Boat With 60 Refugees on Board Sinks in Turkey’s Van

ISTANBUL (Dispatches) – A boat that sank in Lake Van in eastern Turkey is believed to have been carrying up to 60 refugees and migrants when it went down in stormy weather, Interior Minister Suleyman Soylu said.
Speaking to reporters in Van province on Wednesday, Soylu said authorities detained 11 people in connection with the incident, which the provincial governor’s office said took place late on Saturday.
Search and rescue operations continue, he said, adding that six bodies have been recovered so far. He said a total of 11 other people had been detained in connection with the tragedy.
"The information the interior minister has is dependent on the testimonies of witnesses,” said Al Jazeera’s Sinem Koseoglu, reporting from Istanbul.

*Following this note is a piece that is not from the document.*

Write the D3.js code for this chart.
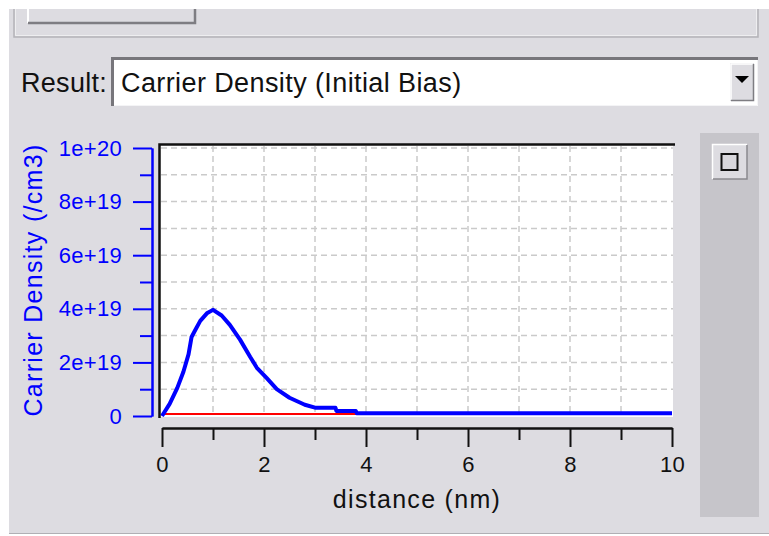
<!DOCTYPE html>
<html lang="en">
<head>
<meta charset="utf-8">
<script src="https://d3js.org/d3.v7.min.js"></script>
<style>
  body { margin: 0; background: #fff; }
  text { font-family: "Liberation Sans", Arial, sans-serif; }
</style>
</head>
<body>
<script>
// carrier density curve (distance in nm, density in /cm3)
var distance = [0, 0.15, 0.3, 0.42, 0.52, 0.58, 0.65, 0.75, 0.88, 1.0, 1.17, 1.33, 1.53, 1.73, 1.86, 2.05, 2.25, 2.5, 2.8, 3.0, 3.4, 3.42, 3.8, 3.82, 10];
var density = [0, 0.45e19, 1.05e19, 1.65e19, 2.3e19, 2.95e19, 3.2e19, 3.55e19, 3.83e19, 3.96e19, 3.75e19, 3.4e19, 2.85e19, 2.2e19, 1.8e19, 1.42e19, 1.0e19, 0.68e19, 0.42e19, 0.31e19, 0.31e19, 0.19e19, 0.19e19, 0.1e19, 0.1e19];
// flat red series
var redDistance = [0.05, 10];
var redDensity = [0.07e19, 0.07e19];

var xTicks = [0, 2, 4, 6, 8, 10];
var xMinor = [1, 3, 5, 7, 9];
var yTicks = [0, 2e19, 4e19, 6e19, 8e19, 1e20];
var yTickLabels = ["0", "2e+19", "4e+19", "6e+19", "8e+19", "1e+20"];
var yMinor = [1e19, 3e19, 5e19, 7e19, 9e19];

var W = 769, H = 536;
var bg = "#dddce1";

var svg = d3.select("body").append("svg")
    .attr("width", W)
    .attr("height", H);

svg.append("rect").attr("width", W).attr("height", H).attr("fill", "#fff");
svg.append("rect").attr("x", 9).attr("y", 9).attr("width", W - 9).attr("height", 524).attr("fill", bg);
svg.append("line").attr("x1", 9).attr("x2", W).attr("y1", 533.5).attr("y2", 533.5)
    .attr("stroke", "#b0afb4").attr("stroke-width", 1);

// top panel (etched frame) with a cut-off button
var frame = svg.append("g").attr("fill", "none");
frame.append("path").attr("d", "M14,9 V37 H758 V9").attr("stroke", "#b4b3b8").attr("stroke-width", 1.5);
frame.append("path").attr("d", "M15.5,9 V35.5 H756.5 V9").attr("stroke", "#eeeef0").attr("stroke-width", 1);
svg.append("rect").attr("x", 27).attr("y", 9).attr("width", 170).attr("height", 15).attr("fill", bg);
svg.append("path").attr("d", "M28,9 V23").attr("stroke", "#fff").attr("stroke-width", 2).attr("fill", "none");
svg.append("path").attr("d", "M28,23 H195 V9").attr("stroke", "#7e7d82").attr("stroke-width", 2.5).attr("fill", "none");

// Result combo box
svg.append("text").attr("x", 21).attr("y", 92)
    .attr("font-size", 27).attr("letter-spacing", 0.3).attr("fill", "#111")
    .text("Result:");
svg.append("rect").attr("x", 111).attr("y", 57).attr("width", 647).attr("height", 49).attr("fill", "#fff");
svg.append("path").attr("d", "M112.5,106 V58.5 H758").attr("stroke", "#77767b").attr("stroke-width", 3).attr("fill", "none");
svg.append("path").attr("d", "M114,105.5 H757.5 V60").attr("stroke", "#f4f4f6").attr("stroke-width", 1).attr("fill", "none");
svg.append("text").attr("x", 121).attr("y", 92)
    .attr("font-size", 27).attr("letter-spacing", 0.4).attr("fill", "#111")
    .text("Carrier Density (Initial Bias)");
svg.append("rect").attr("x", 730).attr("y", 63).attr("width", 24).attr("height", 38).attr("fill", bg);
svg.append("path").attr("d", "M731,100 V64 H753").attr("stroke", "#fff").attr("stroke-width", 1.5).attr("fill", "none");
svg.append("path").attr("d", "M731,100.5 H753.5 V64").attr("stroke", "#7e7d82").attr("stroke-width", 1.5).attr("fill", "none");
svg.append("path").attr("d", "M735,76 L749,76 L742,83 Z").attr("fill", "#000");

// right side strip with a button
svg.append("rect").attr("x", 700).attr("y", 133).attr("width", 59).attr("height", 384).attr("fill", "#c6c5ca");
svg.append("rect").attr("x", 712).attr("y", 144).attr("width", 35).attr("height", 35).attr("fill", bg);
svg.append("path").attr("d", "M712.5,179 V144.5 H747").attr("stroke", "#fff").attr("stroke-width", 1.5).attr("fill", "none");
svg.append("path").attr("d", "M713,179 H747 V145").attr("stroke", "#8a898e").attr("stroke-width", 1.5).attr("fill", "none");
svg.append("rect").attr("x", 721.5).attr("y", 154).attr("width", 16).attr("height", 16)
    .attr("fill", "#d8d7dc").attr("stroke", "#111").attr("stroke-width", 2);

// scales
var x = d3.scaleLinear().domain([0, 10]).range([162, 672]);
var y = d3.scaleLinear().domain([0, 1e20]).range([416, 148]);

// plot area
svg.append("rect").attr("x", 160).attr("y", 144).attr("width", 513).attr("height", 273).attr("fill", "#fff");

var grid = svg.append("g")
    .attr("stroke", "#cacaca").attr("stroke-width", 1.5).attr("stroke-dasharray", "6,4");
grid.selectAll(".gx").data(d3.range(1, 10)).enter().append("line")
    .attr("x1", function(d) { return x(d); }).attr("x2", function(d) { return x(d); })
    .attr("y1", 146).attr("y2", 416);
grid.selectAll(".gy").data(d3.range(1, 11).map(function(i) { return i * 1e19; })).enter().append("line")
    .attr("x1", 161).attr("x2", 673)
    .attr("y1", function(d) { return y(d); }).attr("y2", function(d) { return y(d); });

// curves
var line = d3.line()
    .x(function(d) { return x(d[0]); })
    .y(function(d) { return y(d[1]); });

svg.append("path")
    .datum(d3.zip(redDistance, redDensity))
    .attr("d", line)
    .attr("fill", "none").attr("stroke", "#ff0000").attr("stroke-width", 2);

svg.append("path")
    .datum(d3.zip(distance, density))
    .attr("d", line)
    .attr("fill", "none").attr("stroke", "#0000ff").attr("stroke-width", 4)
    .attr("stroke-linejoin", "round");

// black frame on top and left
svg.append("path").attr("d", "M159.5,418 V144.5 H675")
    .attr("fill", "none").attr("stroke", "#111").attr("stroke-width", 2.5);

// y axis (blue)
var yAxis = svg.append("g").attr("transform", "translate(152,0)")
    .call(d3.axisLeft(y).tickValues(yTicks).tickSize(19).tickSizeOuter(0).tickPadding(11)
        .tickFormat(function(d, i) { return yTickLabels[i]; }));
svg.append("g").attr("transform", "translate(152,0)")
    .call(d3.axisLeft(y).tickValues(yMinor).tickSize(12).tickSizeOuter(0).tickFormat(""));
svg.selectAll("g").filter(function() { return this.getAttribute("transform") === "translate(152,0)"; })
    .call(function(g) {
        g.selectAll("path, line").attr("stroke", "#0000ff").attr("stroke-width", 2);
        g.selectAll("text").attr("fill", "#0000ff").attr("font-size", 22)
            .attr("font-family", "Liberation Sans, Arial, sans-serif").attr("letter-spacing", 0.3);
    });

svg.append("text")
    .attr("transform", "translate(42,280) rotate(-90)")
    .attr("text-anchor", "middle")
    .attr("font-size", 25).attr("letter-spacing", 1.3).attr("fill", "#0000ff")
    .text("Carrier Density (/cm3)");

// x axis (black)
svg.append("g").attr("transform", "translate(0,428)")
    .call(d3.axisBottom(x).tickValues(xTicks).tickSize(19).tickSizeOuter(0).tickPadding(9)
        .tickFormat(d3.format("d")));
svg.append("g").attr("transform", "translate(0,428)")
    .call(d3.axisBottom(x).tickValues(xMinor).tickSize(12).tickSizeOuter(0).tickFormat(""));
svg.selectAll("g").filter(function() { return this.getAttribute("transform") === "translate(0,428)"; })
    .call(function(g) {
        g.selectAll("path, line").attr("stroke", "#111").attr("stroke-width", 2);
        g.selectAll("text").attr("fill", "#111").attr("font-size", 22)
            .attr("font-family", "Liberation Sans, Arial, sans-serif").attr("letter-spacing", 0.3);
    });

svg.append("text")
    .attr("x", 417).attr("y", 508)
    .attr("text-anchor", "middle")
    .attr("font-size", 25).attr("letter-spacing", 1.3).attr("fill", "#111")
    .text("distance (nm)");
</script>
</body>
</html>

She said the head of a nearby village reported the sinking of the boat to the police, and the search for the sunken vessel is still under way.
Local officials told Koseoglu that multiple traffickers who claimed to be on the boat when it sank gave their testimonies to the local authorities.
According to them, the boat, which had a capacity of 20, was overloaded and sank after it travelled nearly 8km (5 miles) in lake waters.
Haberturk television said the refugees and migrants in the boat were believed to be from Pakistan and Afghanistan.
In December, seven people had died, and 64 were rescued when a boat carrying refugees and migrants from Pakistan, Bangladesh and Afghanistan sank on Lake Van.
More than a million people reached Greece from Turkey in 2015 and 2016, although the numbers dropped sharply under a 2016 agreement between the European Union and Turkey on Ankara taking back refugees in return for funds.
Earlier this year, tens of thousands of refugees tried to cross into Greece via land and sea borders after Ankara said it would no longer stop them.
Turkey, home to 3.6 million Syrians, the world’s largest refugee population, had said it would open the frontier because it was alarmed by the prospect of another wave of refugees fleeing war in northwest Syria.